▼
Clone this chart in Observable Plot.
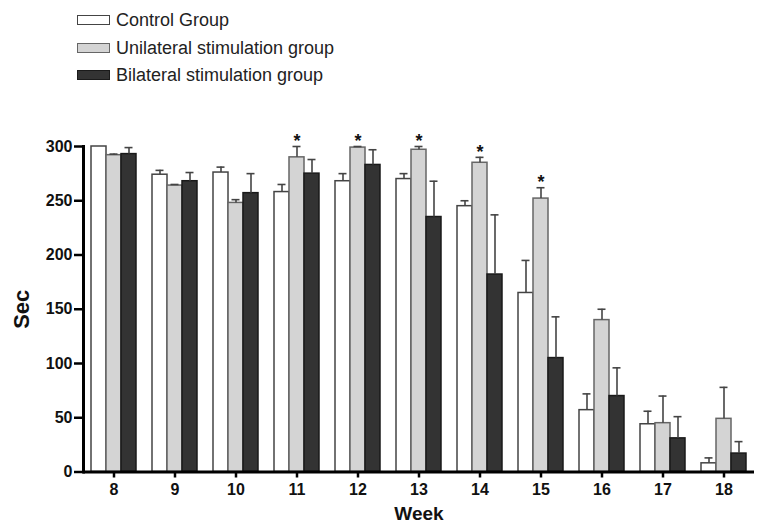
<!DOCTYPE html>
<html><head><meta charset="utf-8">
<script src="https://cdn.jsdelivr.net/npm/d3@7"></script>
<script src="https://cdn.jsdelivr.net/npm/@observablehq/plot@0.6"></script>
<style>
body{margin:0;background:#fff;font-family:"Liberation Sans",Arial,sans-serif;}
#legend{position:relative;width:758px;height:100px;}
.row{position:absolute;left:77px;height:22px;display:flex;align-items:center;font-size:18px;color:#222;white-space:nowrap;}
.sw{width:33px;height:10px;box-sizing:border-box;border:1px solid #333;margin-right:6px;}
</style></head><body>
<div id="legend"></div><div id="chart"></div>
<script>
// ---- data ----
const weeks = [8, 9, 10, 11, 12, 13, 14, 15, 16, 17, 18];
const groups = ["Control Group", "Unilateral stimulation group", "Bilateral stimulation group"];
const control       = [300, 274, 276, 258, 268, 270, 245, 165, 57, 44, 8];
const controlErr    = [0, 4, 5, 7, 7, 5, 5, 30, 15, 12, 5];
const unilateral    = [292, 264, 248, 290, 299, 297, 285, 252, 140, 45, 49];
const unilateralErr = [1, 1, 3, 10, 1, 3, 5, 10, 10, 25, 29];
const bilateral     = [293, 268, 257, 275, 283, 235, 182, 105, 70, 31, 17];
const bilateralErr  = [6, 8, 18, 13, 14, 33, 55, 38, 26, 20, 11];
const starWeeks = [11, 12, 13, 14, 15];
const yTicks = [0, 50, 100, 150, 200, 250, 300];

// ---- styles ----
const fills = ["#ffffff", "#d4d4d4", "#333333"];
const strokes = ["#444444", "#666666", "#1a1a1a"];
const legendTops = [9, 37, 64];

// legend
const legend = document.getElementById("legend");
groups.forEach((g, j) => {
  const row = document.createElement("div");
  row.className = "row";
  row.style.top = legendTops[j] + "px";
  const sw = document.createElement("span");
  sw.className = "sw";
  sw.style.background = fills[j];
  sw.style.borderColor = strokes[j];
  row.appendChild(sw);
  const t = document.createElement("span");
  t.textContent = g;
  row.appendChild(t);
  legend.appendChild(row);
});

const series = [control, unilateral, bilateral];
const errs = [controlErr, unilateralErr, bilateralErr];
const rows = weeks.flatMap((w, i) => groups.map((g, j) => ({week: w, group: g, value: series[j][i], err: errs[j][i]})));
const errRows = rows.filter(d => d.err > 0);
const starRows = rows.filter(d => d.group === groups[1] && starWeeks.includes(d.week));

const chart = Plot.plot({
  width: 758, height: 425,
  marginLeft: 79, marginRight: 0, marginTop: 46, marginBottom: 53.5,
  style: {fontFamily: '"Liberation Sans", Arial, sans-serif', background: "#fff", color: "#111", overflow: "visible"},
  fx: {domain: weeks, padding: 0},
  x: {domain: groups, paddingInner: 0, paddingOuter: 0.5, axis: null},
  y: {domain: [0, 300]},
  marks: [
    ...groups.map((g, j) => Plot.barY(rows.filter(d => d.group === g), {
      fx: "week", x: "group", y: "value", fill: fills[j], stroke: strokes[j], strokeWidth: 1.5
    })),
    Plot.ruleX(errRows, {fx: "week", x: "group", y1: "value", y2: d => d.value + d.err, stroke: "#444", strokeWidth: 1.6}),
    Plot.tickY(errRows, {fx: "week", x: "group", y: d => d.value + d.err, stroke: "#444", strokeWidth: 1.6, insetLeft: 3.5, insetRight: 3.5}),
    Plot.text(starRows, {fx: "week", x: "group", y: d => d.value + d.err, text: () => "*", dy: -5, fontSize: 18, fontWeight: "bold", fill: "#111"}),
    Plot.ruleY([0], {stroke: "#000", strokeWidth: 3}),
    Plot.frame({anchor: "left", facetAnchor: "left", stroke: "#000", strokeWidth: 3}),
    Plot.axisY({ticks: yTicks, tickSize: 9, tickPadding: 2, strokeWidth: 2.5, stroke: "#000", fill: "#111", fontSize: 16, fontWeight: "bold", label: null}),
    Plot.axisY({ticks: [], label: "Sec", labelAnchor: "center", labelArrow: false, labelOffset: 70, fill: "#111", fontSize: 22, fontWeight: "bold"}),
    Plot.axisFx({anchor: "bottom", tickSize: 6, tickPadding: 6, strokeWidth: 2.5, stroke: "#000", fill: "#111", fontSize: 16, fontWeight: "bold", label: null}),
    Plot.axisFx({anchor: "bottom", ticks: [], label: "Week", labelAnchor: "center", labelArrow: false, labelOffset: 48, fill: "#111", fontSize: 19, fontWeight: "bold"})
  ]
});
document.getElementById("chart").appendChild(chart);
</script>
</body></html>
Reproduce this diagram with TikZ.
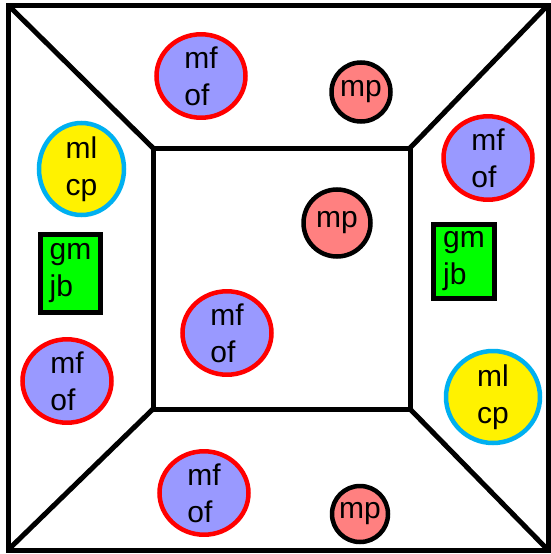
\documentclass[tikz,border=0pt]{standalone}
\usepackage{fontspec}
\setmainfont{Liberation Sans}
\usetikzlibrary{shapes.geometric}
\definecolor{mfblue}{RGB}{153,153,255}
\definecolor{mppink}{RGB}{255,128,128}
\definecolor{mlyellow}{RGB}{255,242,0}
\definecolor{mlcyan}{RGB}{0,176,240}
\definecolor{gmgreen}{RGB}{0,255,0}

\begin{document}
\begin{tikzpicture}[
    x=1pt, y=-1pt,
    wall/.style={line width=5pt, line join=miter},
    txt/.style={font=\fontsize{30}{37}\selectfont, align=left, inner sep=0pt},
    mfof/.style={txt, ellipse, draw=red, fill=mfblue, line width=4.5pt,
        minimum width=89pt, minimum height=83pt},
    mpball/.style={txt, circle, draw=black, fill=mppink, line width=4.5pt},
    mlcp/.style={txt, ellipse, draw=mlcyan, fill=mlyellow, line width=4.5pt,
        minimum height=92pt},
    gmjb/.style={txt, rectangle, draw=black, fill=gmgreen, line width=5pt}
]
    \useasboundingbox (0,0) rectangle (550,554);
    % 外框与内框
    \coordinate (o1) at (8,5);
    \coordinate (o2) at (548,5);
    \coordinate (o3) at (548,550);
    \coordinate (o4) at (8,550);
    \coordinate (i1) at (153,148);
    \coordinate (i2) at (410,148);
    \coordinate (i3) at (410,409);
    \coordinate (i4) at (153,409);
    \draw[wall] (o1) -- (o2) -- (o3) -- (o4) -- cycle;
    \draw[wall] (i1) -- (i2) -- (i3) -- (i4) -- cycle;
    \draw[wall] (o1) -- (i1);
    \draw[wall] (o2) -- (i2);
    \draw[wall] (o3) -- (i3);
    \draw[wall] (o4) -- (i4);

    \node[mfof] (mf1) at (201,76) {mf\\of};
    \node[mfof] (mf2) at (488,158) {mf\\of};
    \node[mfof] (mf3) at (227,333) {mf\\of};
    \node[mfof] (mf4) at (67,381) {mf\\of};
    \node[mfof] (mf5) at (204,493) {mf\\of};

    \node[mpball, minimum size=59pt] (mp1) at (361,92) {mp};
    \node[mpball, minimum size=67pt] (mp2) at (337,223) {mp};
    \node[mpball, minimum size=56pt] (mp3) at (360,514) {mp};

    \node[mlcp, minimum width=85pt] (ml1) at (81.5,169) {ml\\cp};
    \node[mlcp, minimum width=94pt] (ml2) at (493,397) {ml\\cp};

    \node[gmjb, minimum width=60pt, minimum height=78pt] (gm1) at (70.5,273.5) {gm\\jb};
    \node[gmjb, minimum width=61pt, minimum height=74pt] (gm2) at (464,261.5) {gm\\jb};
\end{tikzpicture}
\end{document}
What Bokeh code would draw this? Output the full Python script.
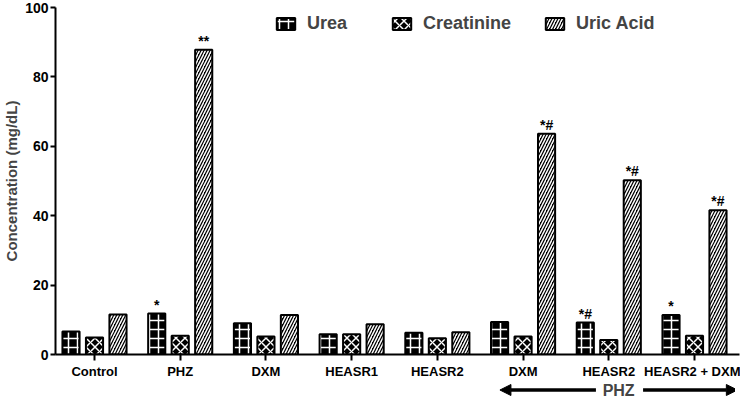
from bokeh.plotting import figure
from bokeh.layouts import column
from bokeh.models import (ColumnDataSource, FixedTicker, Legend, LegendItem, Label,
                          Arrow, NormalHead, Range1d)
from bokeh.core.properties import value
from bokeh.embed import file_html
from bokeh.resources import INLINE

# ---- data ----
groups = ["Control", "PHZ", "DXM", "HEASR1", "HEASR2", "DXM", "HEASR2", "HEASR2 + DXM"]
urea = [6.6, 11.8, 9.0, 5.8, 6.3, 9.4, 9.2, 11.4]
creatinine = [4.9, 5.4, 5.2, 5.8, 4.7, 5.2, 4.2, 5.4]
uric_acid = [11.5, 87.8, 11.4, 8.7, 6.4, 63.6, 50.2, 41.6]
urea_marks = ["", "*", "", "", "", "", "*#", "*"]
creatinine_marks = ["", "", "", "", "", "", "", ""]
uric_marks = ["", "**", "", "", "", "*#", "*#", "*#"]
series_names = ["Urea", "Creatinine", "Uric Acid"]
y_ticks = [0, 20, 40, 60, 80, 100]
bracket_label = "PHZ"

FONT = "Liberation Sans"
XR = Range1d(-0.455, 7.525)
FH = 347

p = figure(frame_width=684, frame_height=FH, output_backend="svg", toolbar_location=None,
           x_range=XR, y_range=Range1d(0, 100),
           min_border_left=50, min_border_right=1, min_border_top=7, min_border_bottom=0)
p.outline_line_color = None
p.grid.visible = False
p.background_fill_color = "white"

idx = list(range(len(groups)))
offset = 0.274
bw = 0.2
patterns = ["cross", "diagonal_cross", "right_diagonal_line"]
scales = [9, 9, 6]
values = [urea, creatinine, uric_acid]
marks = [urea_marks, creatinine_marks, uric_marks]
renderers = []
for k, (vals, pat, sc, mk) in enumerate(zip(values, patterns, scales, marks)):
    xs = [i + (k - 1) * offset for i in idx]
    src = ColumnDataSource(dict(x=xs, top=vals, mark=mk))
    r = p.vbar(x="x", top="top", width=bw, source=src, fill_color="black",
               line_color="black", line_width=2, hatch_pattern=pat,
               hatch_color="white", hatch_scale=sc, hatch_weight=1.5)
    renderers.append(r)
    p.text(x="x", y="top", text="mark", source=src, text_align="center",
           text_baseline="bottom", y_offset=-1, text_font=value(FONT),
           text_font_style="bold", text_font_size="14px", text_color="black")

legend = Legend(items=[LegendItem(label=n, renderers=[r]) for n, r in zip(series_names, renderers)],
                orientation="horizontal", location=(219, FH - 27), border_line_color=None,
                background_fill_alpha=0, padding=0, margin=0, spacing=32,
                glyph_width=23, glyph_height=15, label_height=15, label_width=51,
                label_standoff=10,
                label_text_font=FONT, label_text_font_style="bold",
                label_text_font_size="18px", label_text_baseline="middle")
p.add_layout(legend)

# axes
for ax in (p.xaxis[0], p.yaxis[0]):
    ax.axis_line_width = 2
    ax.axis_line_color = "black"
    ax.major_tick_line_width = 2
    ax.major_tick_line_color = "black"
    ax.minor_tick_line_color = None
    ax.major_tick_in = 0
    ax.major_label_text_font = FONT
    ax.major_label_text_font_style = "bold"
    ax.major_label_text_font_size = "14px"
    ax.major_label_text_color = "black"

p.yaxis.ticker = FixedTicker(ticks=y_ticks)
p.yaxis.major_tick_out = 5
p.yaxis.major_label_standoff = 2
p.yaxis.axis_label = "Concentration (mg/dL)"
p.yaxis.axis_label_text_font = FONT
p.yaxis.axis_label_text_font_style = "bold"
p.yaxis.axis_label_text_font_size = "15px"
p.yaxis.axis_label_standoff = 2

p.xaxis.ticker = FixedTicker(ticks=idx)
p.xaxis.major_label_overrides = {i: g for i, g in zip(idx, groups)}
p.xaxis.major_label_text_font_size = "13px"
p.xaxis.major_tick_out = 6
p.xaxis.major_label_standoff = 3

# PHZ bracket strip below the axis
p2 = figure(frame_width=684, frame_height=17, output_backend="svg", toolbar_location=None,
            x_range=XR, y_range=Range1d(0, 1), x_axis_location=None, y_axis_location=None,
            min_border_left=50, min_border_right=1, min_border_top=0, min_border_bottom=0)
p2.outline_line_color = None
p2.grid.visible = False
ybr = 0.5
p2.add_layout(Arrow(x_start=5.85, y_start=ybr, x_end=4.73, y_end=ybr,
                    line_width=3.5, line_color="black",
                    end=NormalHead(size=11, fill_color="black", line_color="black")))
p2.add_layout(Arrow(x_start=6.40, y_start=ybr, x_end=7.5, y_end=ybr,
                    line_width=3.5, line_color="black",
                    end=NormalHead(size=11, fill_color="black", line_color="black")))
p2.add_layout(Label(x=6.115, y=ybr, text=bracket_label, text_align="center",
                    text_baseline="middle", text_font=FONT, text_font_style="bold",
                    text_font_size="16px"))

layout = column(p, p2, spacing=0)
open("out.html", "w").write(file_html(layout, INLINE))
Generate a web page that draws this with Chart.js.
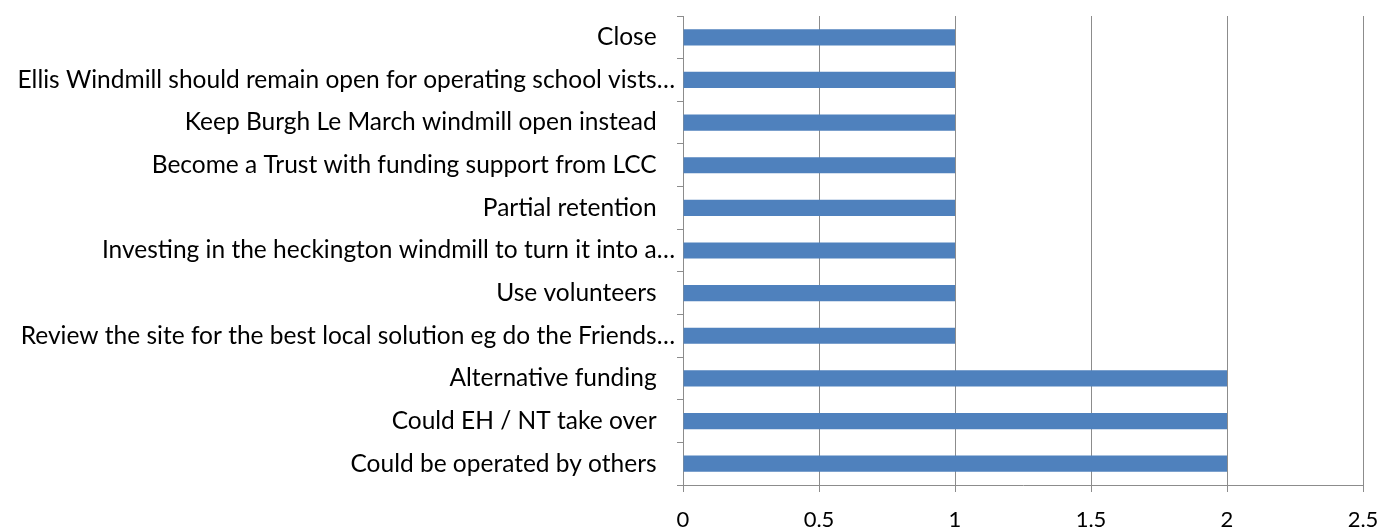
<!DOCTYPE html>
<html>
<head>
<meta charset="utf-8">
<script src="https://cdn.jsdelivr.net/npm/chart.js@4"></script>
<style>
html,body{margin:0;padding:0;background:#fff;}
#wrap{width:1383px;height:529px;position:relative;}
</style>
</head>
<body>
<div id="wrap"><canvas id="c" width="1383" height="529"></canvas></div>
<script>
const categories = [
  "Close",
  "Ellis Windmill should remain open for operating school vists…",
  "Keep Burgh Le March windmill open instead",
  "Become a Trust with funding support from LCC",
  "Partial retention",
  "Investing in the heckington windmill to turn it into a…",
  "Use volunteers",
  "Review the site for the best local solution eg do the Friends…",
  "Alternative funding",
  "Could EH / NT take over",
  "Could be operated by others"
];
const counts = [1, 1, 1, 1, 1, 1, 1, 1, 2, 2, 2];
const xTicks = [0, 0.5, 1, 1.5, 2, 2.5];

const FONT = {family: "Lato", size: 24.5, lineHeight: 1.0};
const XFONT = {family: "Lato", size: 22, lineHeight: 1.0};
const GRID = "#8c8c8c";

new Chart(document.getElementById('c'), {
  type: 'bar',
  data: {
    labels: categories,
    datasets: [{
      data: counts,
      backgroundColor: '#4F81BD',
      borderWidth: 0,
      barPercentage: 0.38,
      categoryPercentage: 1
    }]
  },
  options: {
    indexAxis: 'y',
    responsive: false,
    animation: false,
    layout: {padding: {top: 16, right: 20, bottom: 0, left: 0}},
    plugins: {legend: {display: false}, tooltip: {enabled: false}},
    scales: {
      x: {
        min: 0, max: 2.5,
        afterBuildTicks: (s) => { s.ticks = xTicks.map(v => ({value: v})); },
        afterFit: (s) => { s.height = 44; s.paddingLeft = 0; s.paddingRight = 0; },
        grid: {color: GRID, lineWidth: 1, drawTicks: true, tickLength: 7, tickColor: GRID},
        border: {display: true, color: GRID, width: 1},
        ticks: {color: '#000', font: XFONT, padding: 17, maxRotation: 0,
                callback: (v) => String(v)}
      },
      y: {
        afterFit: (s) => { s.width = 683; },
        grid: {offset: true, drawOnChartArea: false, drawTicks: true, tickLength: 6, color: GRID, tickColor: GRID},
        border: {display: true, color: GRID, width: 1},
        ticks: {color: '#000', font: FONT, padding: 2, autoSkip: false,
                callback: (v, i) => categories[i].endsWith('…') ? categories[i] : categories[i] + '\u2003'}
      }
    }
  }
});
</script>
</body>
</html>
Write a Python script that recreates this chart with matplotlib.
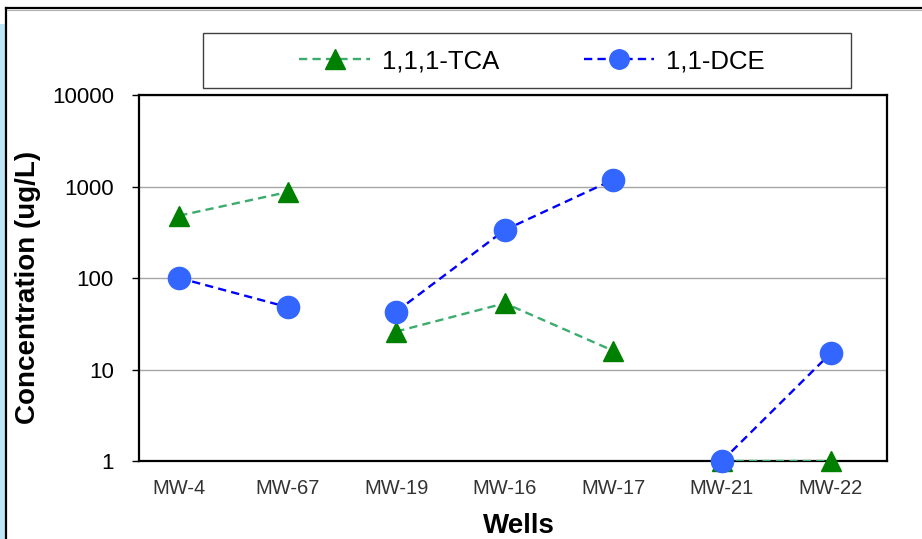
▲
Problem: Copy out each line of the listing that holds "Python".

Full solution:
What Bokeh code would draw this? Output the full Python script.
Write a Python script that recreates this chart with matplotlib.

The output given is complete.